Magdeburg hatte sich zum Zentrum der deutschen Armaturen- und Messgeräteindustrie und Schäffer & Budenberg zu einem Weltunternehmen entwickelt. Niederlassungen, Vertretungen und Generaldepots befanden sich in allen wirtschaftlichen Zentren Deutschlands, Europas und in Übersee. Armaturen und Messgeräte aus Magdeburg bewährten sich weltweit im Dampfmaschinen-, Lokomotiv- und Schiffbau, in Industriebetrieben, in Kraftwerken, in der chemischen Industrie, im Bergbau ebenso wie in Talsperren, auf den Erdölfeldern, in Raffinerien und in den kommunalen Versorgungsnetzen der Großstädte. Der hohe technische Entwicklungsstand zeugte von dem ingenieurtechnischen und handwerklichen Können ihrer Erbauer.

„Die rastlose Arbeit und der Fortschrittswille unserer Techniker", wie der damalige Leiter der Patentabteilung von „Schäffer & Budenberg" 1941 bilanzierte, „wird nachhaltig belegt durch 1.000 registrierte Erfindungen seit Gründung des Unternehmens, für die 200 Patente und 150 Gebrauchsmuster zuerkannt werden konnten.“ Ohne das vergleichbare Zahlen vorliegen, wissen wir, dass die Verkaufserfolge auch der anderen Unternehmen wie „POLTE" und „STRUBE" wesentlich durch neue Erzeugnisse mit technischen Vorzügen bestimmt wurden. Obwohl es Programmüberschneidungen bei den Magdeburger Unternehmen gab, hat der hieraus resultierende Wettbewerb zweifellos den technischen Fortschritt beschleunigt.

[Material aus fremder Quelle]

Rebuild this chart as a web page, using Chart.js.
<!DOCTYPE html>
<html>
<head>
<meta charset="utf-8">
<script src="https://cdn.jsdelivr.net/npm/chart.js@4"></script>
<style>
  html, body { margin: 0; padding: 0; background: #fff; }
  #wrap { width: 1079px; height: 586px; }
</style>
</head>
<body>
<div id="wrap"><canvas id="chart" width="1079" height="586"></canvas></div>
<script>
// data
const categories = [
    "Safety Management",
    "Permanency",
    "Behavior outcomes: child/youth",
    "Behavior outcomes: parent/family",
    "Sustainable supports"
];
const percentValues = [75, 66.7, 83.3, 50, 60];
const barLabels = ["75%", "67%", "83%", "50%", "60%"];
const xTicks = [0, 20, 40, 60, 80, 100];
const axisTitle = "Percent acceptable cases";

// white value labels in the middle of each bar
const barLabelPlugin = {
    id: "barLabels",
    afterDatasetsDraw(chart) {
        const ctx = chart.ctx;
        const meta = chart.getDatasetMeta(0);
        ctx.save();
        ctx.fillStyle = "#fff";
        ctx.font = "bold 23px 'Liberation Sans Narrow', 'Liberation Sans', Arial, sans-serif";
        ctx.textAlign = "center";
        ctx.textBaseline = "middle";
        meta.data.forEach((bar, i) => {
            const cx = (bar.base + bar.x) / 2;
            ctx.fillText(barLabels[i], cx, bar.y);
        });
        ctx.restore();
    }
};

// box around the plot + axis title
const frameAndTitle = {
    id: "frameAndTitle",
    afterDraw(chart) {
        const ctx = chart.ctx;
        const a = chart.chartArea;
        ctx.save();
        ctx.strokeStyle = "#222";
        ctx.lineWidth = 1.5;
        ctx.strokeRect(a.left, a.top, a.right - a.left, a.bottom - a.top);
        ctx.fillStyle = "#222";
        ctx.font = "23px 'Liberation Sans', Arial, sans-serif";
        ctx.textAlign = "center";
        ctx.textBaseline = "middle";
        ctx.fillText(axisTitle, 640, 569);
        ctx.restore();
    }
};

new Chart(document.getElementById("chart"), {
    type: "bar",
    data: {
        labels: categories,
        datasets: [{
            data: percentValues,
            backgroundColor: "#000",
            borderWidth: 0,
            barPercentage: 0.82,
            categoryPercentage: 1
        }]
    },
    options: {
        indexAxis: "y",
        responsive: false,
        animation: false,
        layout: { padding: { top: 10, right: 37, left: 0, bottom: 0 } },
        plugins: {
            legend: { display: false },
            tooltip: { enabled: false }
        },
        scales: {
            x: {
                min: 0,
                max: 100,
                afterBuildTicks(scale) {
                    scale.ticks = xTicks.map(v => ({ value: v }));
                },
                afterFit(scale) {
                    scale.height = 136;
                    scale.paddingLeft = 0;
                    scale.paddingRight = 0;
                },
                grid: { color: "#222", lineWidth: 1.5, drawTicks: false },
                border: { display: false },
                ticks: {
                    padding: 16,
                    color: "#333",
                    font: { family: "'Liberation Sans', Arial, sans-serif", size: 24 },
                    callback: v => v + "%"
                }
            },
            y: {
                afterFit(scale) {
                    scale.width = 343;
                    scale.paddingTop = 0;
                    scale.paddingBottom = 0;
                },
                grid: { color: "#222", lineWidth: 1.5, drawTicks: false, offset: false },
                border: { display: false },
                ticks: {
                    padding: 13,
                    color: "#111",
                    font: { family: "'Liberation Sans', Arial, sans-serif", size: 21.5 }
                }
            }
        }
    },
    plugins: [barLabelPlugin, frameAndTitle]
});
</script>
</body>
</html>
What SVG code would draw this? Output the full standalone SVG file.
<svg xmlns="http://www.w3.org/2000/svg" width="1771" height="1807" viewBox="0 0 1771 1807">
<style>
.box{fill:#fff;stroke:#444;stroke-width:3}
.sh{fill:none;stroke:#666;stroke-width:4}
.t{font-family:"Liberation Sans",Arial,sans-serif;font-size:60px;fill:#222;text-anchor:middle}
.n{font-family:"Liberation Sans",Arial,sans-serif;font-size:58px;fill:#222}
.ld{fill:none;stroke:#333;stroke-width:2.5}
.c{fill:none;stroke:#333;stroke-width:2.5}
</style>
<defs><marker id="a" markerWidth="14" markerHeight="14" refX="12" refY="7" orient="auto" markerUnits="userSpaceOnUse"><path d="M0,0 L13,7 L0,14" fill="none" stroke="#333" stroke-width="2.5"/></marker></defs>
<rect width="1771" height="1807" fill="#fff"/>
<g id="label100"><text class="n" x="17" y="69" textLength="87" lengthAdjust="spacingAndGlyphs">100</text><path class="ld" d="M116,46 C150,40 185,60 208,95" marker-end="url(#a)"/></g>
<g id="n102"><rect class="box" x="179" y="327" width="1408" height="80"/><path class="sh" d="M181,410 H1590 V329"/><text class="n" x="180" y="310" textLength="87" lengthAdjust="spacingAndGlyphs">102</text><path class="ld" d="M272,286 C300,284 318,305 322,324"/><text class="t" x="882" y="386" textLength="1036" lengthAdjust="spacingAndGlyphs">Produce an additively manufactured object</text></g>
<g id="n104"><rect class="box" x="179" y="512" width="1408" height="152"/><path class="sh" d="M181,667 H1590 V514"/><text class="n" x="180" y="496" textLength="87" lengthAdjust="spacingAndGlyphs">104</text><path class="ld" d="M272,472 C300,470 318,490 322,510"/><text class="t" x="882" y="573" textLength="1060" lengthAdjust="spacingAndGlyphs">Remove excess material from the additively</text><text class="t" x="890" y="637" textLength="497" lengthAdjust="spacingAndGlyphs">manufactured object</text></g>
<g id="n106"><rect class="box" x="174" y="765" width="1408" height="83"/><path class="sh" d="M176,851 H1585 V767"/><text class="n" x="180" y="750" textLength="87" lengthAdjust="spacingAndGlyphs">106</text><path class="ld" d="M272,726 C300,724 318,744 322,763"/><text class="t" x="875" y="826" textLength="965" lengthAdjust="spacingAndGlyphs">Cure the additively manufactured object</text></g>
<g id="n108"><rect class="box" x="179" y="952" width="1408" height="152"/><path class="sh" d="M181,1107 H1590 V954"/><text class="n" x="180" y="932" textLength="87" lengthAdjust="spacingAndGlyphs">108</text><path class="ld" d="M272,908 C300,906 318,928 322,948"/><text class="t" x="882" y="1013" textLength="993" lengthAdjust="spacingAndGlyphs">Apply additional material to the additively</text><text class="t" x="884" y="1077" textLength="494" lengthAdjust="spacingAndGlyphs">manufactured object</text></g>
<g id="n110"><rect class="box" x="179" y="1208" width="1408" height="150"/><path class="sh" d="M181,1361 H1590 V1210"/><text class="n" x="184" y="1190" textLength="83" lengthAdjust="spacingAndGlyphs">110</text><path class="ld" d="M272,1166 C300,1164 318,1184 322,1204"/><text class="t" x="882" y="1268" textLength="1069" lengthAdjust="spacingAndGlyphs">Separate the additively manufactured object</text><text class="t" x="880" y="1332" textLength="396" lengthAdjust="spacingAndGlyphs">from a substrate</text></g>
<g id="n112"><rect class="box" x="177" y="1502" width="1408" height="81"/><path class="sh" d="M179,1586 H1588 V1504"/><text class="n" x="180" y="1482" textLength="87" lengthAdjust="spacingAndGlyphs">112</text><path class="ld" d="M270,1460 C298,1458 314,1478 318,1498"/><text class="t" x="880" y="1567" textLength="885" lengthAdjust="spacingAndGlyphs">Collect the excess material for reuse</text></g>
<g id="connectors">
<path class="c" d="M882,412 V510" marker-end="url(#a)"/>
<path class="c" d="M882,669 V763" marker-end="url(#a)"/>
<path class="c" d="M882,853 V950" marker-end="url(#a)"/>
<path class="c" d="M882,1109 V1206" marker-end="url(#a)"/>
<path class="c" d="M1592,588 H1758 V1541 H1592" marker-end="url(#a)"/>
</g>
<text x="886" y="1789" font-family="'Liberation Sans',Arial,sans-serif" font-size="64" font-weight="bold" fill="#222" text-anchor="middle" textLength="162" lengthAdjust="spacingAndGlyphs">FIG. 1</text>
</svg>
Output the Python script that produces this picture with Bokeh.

Andererseits zeichnete sich schon frühzeitig die Spezialisierung auf Armaturen für bestimmte Zielgruppen und Anwendungsbereiche ab, in denen nachhaltig die Marktführerschaft errungen werden konnte.

„Schäffer & Budenberg" hatte sich neben seiner enormen Programmfülle systematisch auf die Hochdruck- und Heißdampfanwendung konzentriert und war auf diesem Gebiet weltweit führend. Unbestritten war auch die Marktführerschaft bei den Messgeräten. In den 20er bis 40er Jahren des 20. Jahrhunderts gehörte „S&B" zu den Wegbereitern der Prozess- und Anlagenautomatisierung. Die klassischen direkt anzeigenden und schreibenden Druck-, Vakuum-, Temperatur-, Kraft-, Drehzahl- und Mengenmessgeräte konnten nun, aufgerüstet mit modernen Starkstrom-Kontaktvorrichtungen, für die Fernmessung, -Überwachung und -Steuerung und in einfachster Weise auch für eine vollkommene selbsttätige Betriebsregelung verwendet werden. Es folgte die Entwicklung und Anwendung der modernen galvanometrischen, also elektrischen, Messtechnik mit den neuartigen Ortex-Anzeige-, Schreib-, Steuer- und Regelgeräten in Flachprofil-Bauweise, mit hoher Genauigkeit und den entsprechenden Spannungs- und Widerstandsgebergeräten (Thermoelementen, Widerstandsthermometern und -ferngebern zur Übertragung der messbaren Stellungsänderungen), die die Entwicklung der Prozessleittechnik maßgeblich beeinflussten.

Bei „POLTE" waren es, wenn wir den traditionellen und bedeutenden Zweig der Herstellung von Geschossen, Geschosshülsen sowie der Maschinen zu ihrer Herstellung außer Acht lassen, patentierte Feuerlösch- und Trinkwassersysteme sowie Groß- und Spezialarmaturen für Talsperren, Hochöfen, Wasser- und Gasnetze sowie für die Öl- und Chemieindustrie. „STRUBE" richtete seine Hauptaktivitäten auf Lokomotiv- und Schiffsarmaturen, Sicherheitsventile, Pumpen und Funkempfänger. Bei „Koch, Bantelmann und Paasch" standen Dampfmaschinen, Luftpumpen und Kompressoren, Duplex-Dampfpumpen und Armaturen für Zuckerfabriken im Vordergrund.